You will spend your days untangling the physical realities that keep trains off the tracks. When a newly delivered electric bus or rail car arrives at a legacy depot, its kinematic envelope often clashes with existing platform clearances. You will measure those gaps during two-hour weekend windows, cross-reference car-builder schematics against actual pantograph behavior, and decide whether the infrastructure needs adjustment or the vehicle’s operating parameters must shift. This is not theoretical modeling. It is hands-on reconciliation where misaligned assumptions become immediate safety hazards.
Your growth here comes from moving past checklist testing into protocol design. Instead of running predetermined matrices, you will build validation frameworks that capture edge-case interactions—like how a train settles under heavy load or how communication latency affects braking distance at a platform edge. You will pull raw telemetry from field tests, strip out the noise, and convert it into clear compliance reports that procurement and operations can actually use. That work directly shapes whether our clients can safely deploy their first electrified routes or sit in vendor limbo.

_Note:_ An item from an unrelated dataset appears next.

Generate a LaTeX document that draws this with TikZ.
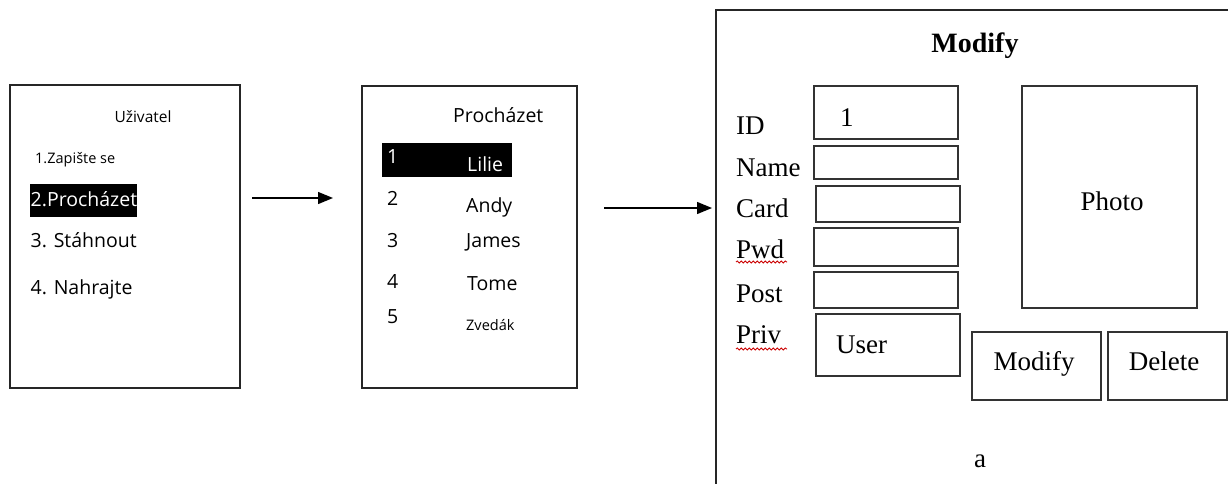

The team operates on shared scrutiny rather than tribal knowledge. We read the dense technical manuals together, call out supplier boilerplate when it conflicts with field data, and document every interface assumption so the next engineer does not have to guess. You will work alongside systems integrators, vehicle dynamics specialists, and field technicians who treat safety as a baseline, not a slogan. If you want a role where your technical judgment directly removes friction between manufacturers and municipal operators, this is where that happens.